EVERY COUNTRY should have its Shangri-la. Perhaps this is Japan’s. Thrust upward 3,000 feet by Earth’s tectonic mischief, the highland Eden of Kamikochi, tucked into Nagano prefecture in the center of Honshu, Japan’s main island, attracts millions every year. They come to sniff its sylvan air and escape the soupy humidity of a Japanese lowlands summer. Cool, green larch woods flank the slight but lively Azusa River that plunges through an erratic necklace of precipitous granite known in Japanese as “the mountains of the standing ears of corn.”
So pristine are Kamikochi’s habitats, so dreamy its peaks, that access has to be limited by banning private cars and coaches. That doesn’t stop thousands of visitors arriving each day to tramp its gentle, narrow trails. Everywhere it scintillates with the bright colors of hikers in top-to-toe Lycra; there’s little room to breathe.

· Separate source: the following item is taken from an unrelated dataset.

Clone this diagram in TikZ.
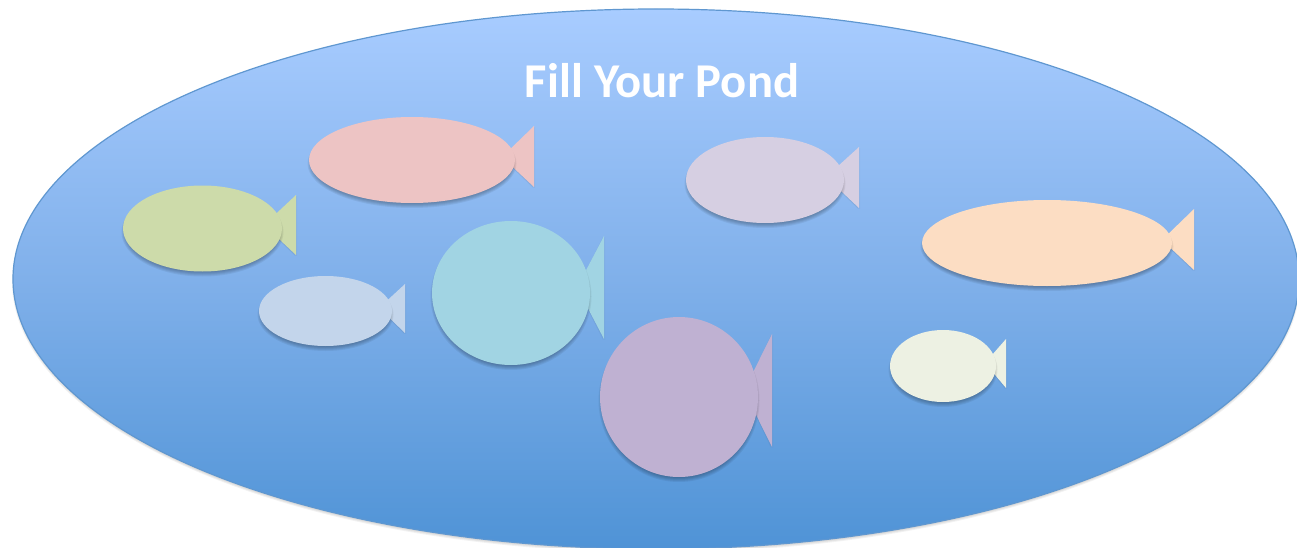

The crowds are inevitable. Japans 127-million-strong population is crammed largely into super-cities: Greater Tokyo holds a staggering 38 million souls. Much of its hinterlands have been ruthlessly cemented, blasted and laid to waste by a combination of apathy, bad planning and pork barrel laws passed in the name of regeneration. What’s left is a deeply mountainous backyard—80 percent of Japan is valleys and hills—often either too steep to explore or filled with dam water. So, with near 90 percent humidity in August and little in the way of appealing country retreats close by, unspoiled Kamikochi is the go-to glen for Tokyoites.